You may not have heard of director Nicolas Winding Refn, but after seeing Drive you certainly won’t forget him.

Refn establishes himself as a director to remember come Oscar season for obvious reasons, but let’s not get ahead of ourselves quite yet, after all, in 2007 it seemed as if the script adapted from James Sallis’ novel would never reach the big screen.

The names of actor Hugh Jackman and director Neil Marshall circulated the movie, but eventually both parties passed on the project because negotiations were fruitless.

Welcome Ryan Gosling, a fresh and creative young actor, who hand-picked Refn to sit atop the director’s throne. Four years later, we see the result: a true motion-picture classic bound to leave you entertained, if not perplexed.

Drive stars Ryan Gosling, who portrays a mysterious car repairman.

Doubling as a Hollywood stuntman, he also works as a getaway driver for small-time heists in Los Angeles. In an effort to rid a friend’s family of its crime related troubles, he agrees to a riskier, albeit more suspicious job that inevitably is compromised.

Consequently, an imposing local crime boss who seeks to infringe on Gosling’s quintessentially innocent and quiet existence thrusts him and those near to him into a battle for survival.

This is a film that introduces viewers to a whole new realm of surrealism; as viewers become induced into a hallucinatory exploration of the human psyche.

In Drive, Refn conveys that this exploration is what provokes one to contemplate whether it is possible to exist free from external pressures.

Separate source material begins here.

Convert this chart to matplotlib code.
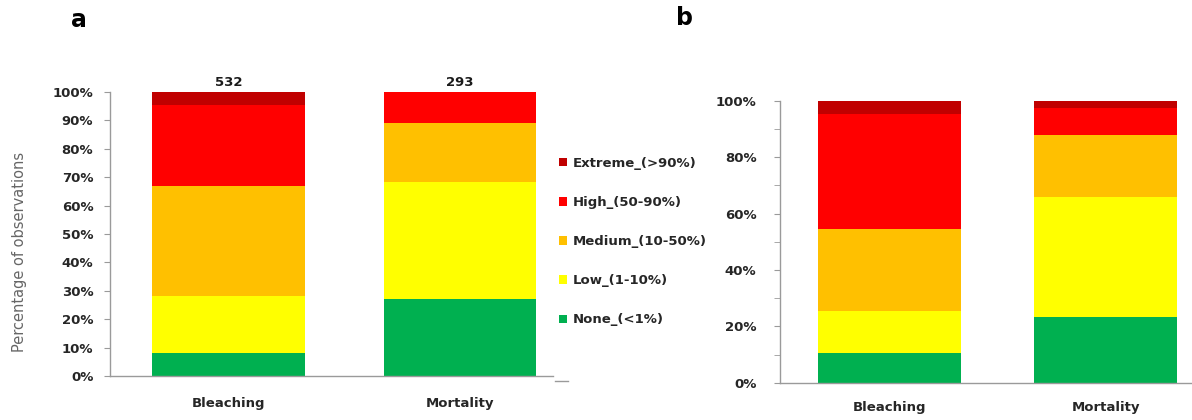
import matplotlib
matplotlib.use("Agg")
import matplotlib.pyplot as plt
from matplotlib.lines import Line2D
import numpy as np

categories = ["Bleaching", "Mortality"]
severity = ["None_(<1%)", "Low_(1-10%)", "Medium_(10-50%)", "High_(50-90%)", "Extreme_(>90%)"]
colors = ["#00B050", "#FFFF00", "#FFC000", "#FF0000", "#C00000"]

# panel a (percent of observations)
a_none = [8.2, 27.0]
a_low = [20.1, 41.4]
a_medium = [38.6, 20.8]
a_high = [28.5, 10.8]
a_extreme = [4.6, 0.0]
a_counts = [532, 293]

# panel b (percent)
b_none = [10.6, 23.2]
b_low = [14.9, 42.5]
b_medium = [29.0, 22.1]
b_high = [40.8, 9.5]
b_extreme = [4.7, 2.7]

plt.rcParams['font.family'] = ['DejaVu Sans']
fig = plt.figure(figsize=(11.92, 4.2), dpi=100)

axA = fig.add_axes([110/1192, 1-376/420, 443/1192, 284/420])
axB = fig.add_axes([780/1192, 1-382.7/420, 412/1192, 282/420])

tick_col = "#262626"
spine_col = "#9a9a9a"

def draw(ax, series, ticks_major, xlim, xpad, ypad):
    x = np.arange(len(categories))
    bottom = np.zeros(len(categories))
    handles = []
    for vals, col, lab in zip(series, colors, severity):
        h = ax.bar(x, vals, width=0.66, bottom=bottom, color=col, label=lab, linewidth=0)
        handles.append(h)
        bottom = bottom + np.array(vals)
    ax.set_ylim(0, 100)
    ax.set_xlim(*xlim)
    ax.set_xticks(x)
    ax.set_xticklabels(categories, fontsize=9.5, fontweight='bold', color=tick_col)
    ax.set_yticks(ticks_major)
    ax.set_yticklabels([f"{int(t)}%" for t in ticks_major], fontsize=9.5, fontweight='bold', color=tick_col)
    ax.set_yticks(np.arange(0, 101, 10), minor=True)
    ax.tick_params(axis='x', length=0, pad=xpad)
    ax.tick_params(axis='y', which='both', length=4, color=spine_col, direction='out', pad=ypad)
    for s in ['top', 'right']:
        ax.spines[s].set_visible(False)
    for s in ['left', 'bottom']:
        ax.spines[s].set_color(spine_col)
        ax.spines[s].set_linewidth(1.0)
    return handles

hA = draw(axA, [a_none, a_low, a_medium, a_high, a_extreme], np.arange(0, 101, 10), (-0.512, 1.402), 15, 8)
for i, c in enumerate(a_counts):
    axA.text(i, 101, str(c), ha='center', va='bottom', fontsize=9.5, fontweight='bold', color='#1a1a1a')

draw(axB, [b_none, b_low, b_medium, b_high, b_extreme], np.arange(0, 101, 20), (-0.507, 1.40), 13, 13)

fig.text(20/1192, 1-252/420, "Percentage of observations", rotation=90, ha='center', va='center',
         fontsize=10.5, color='#666666')

leg = fig.legend(handles=hA[::-1], labels=severity[::-1], loc='upper left',
                 bbox_to_anchor=(547/1192, 1-145/420), frameon=False,
                 handlelength=0.6, handleheight=0.6, handletextpad=0.45,
                 labelspacing=1.98, prop={'size': 9.5, 'weight': 'bold'})
for t in leg.get_texts():
    t.set_color('#262626')

# small stray axis dash to the right of panel a's baseline
fig.add_artist(Line2D([555/1192, 568/1192], [1-381/420, 1-381/420], color=spine_col, lw=1.0))

fig.text(79/1192, 1-20/420, "a", fontsize=17, fontweight='bold', ha='center', va='center')
fig.text(685/1192, 1-18/420, "b", fontsize=17, fontweight='bold', ha='center', va='center')

fig.savefig("out.png", dpi=100)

Or, is it inherent in human nature for us to abandon our own morals and values in pursuit of aiding someone regardless of the extent these actions may entail?

There is a scene in the film where we the audience are invited to accompany Gosling and Irene (Carey Mulligan) along with Irene’s son, Benicio, on an almost divine voyage down a strip of terrain beneath the bridges on the outskirts of Los Angeles. It is during this scene that Refn’s cinematic magic most truly shines, and we see elements of the seamless whole that he’s created in Drive.

The sunsets, setting the precedent for a celestial atmosphere for the scene, while the peaceful musical score of “A Real Hero” (ft. Electric Youth)” performed by College harmonizes the idea in our mind that maybe there are some actual heroes in the world, just as Refn intended.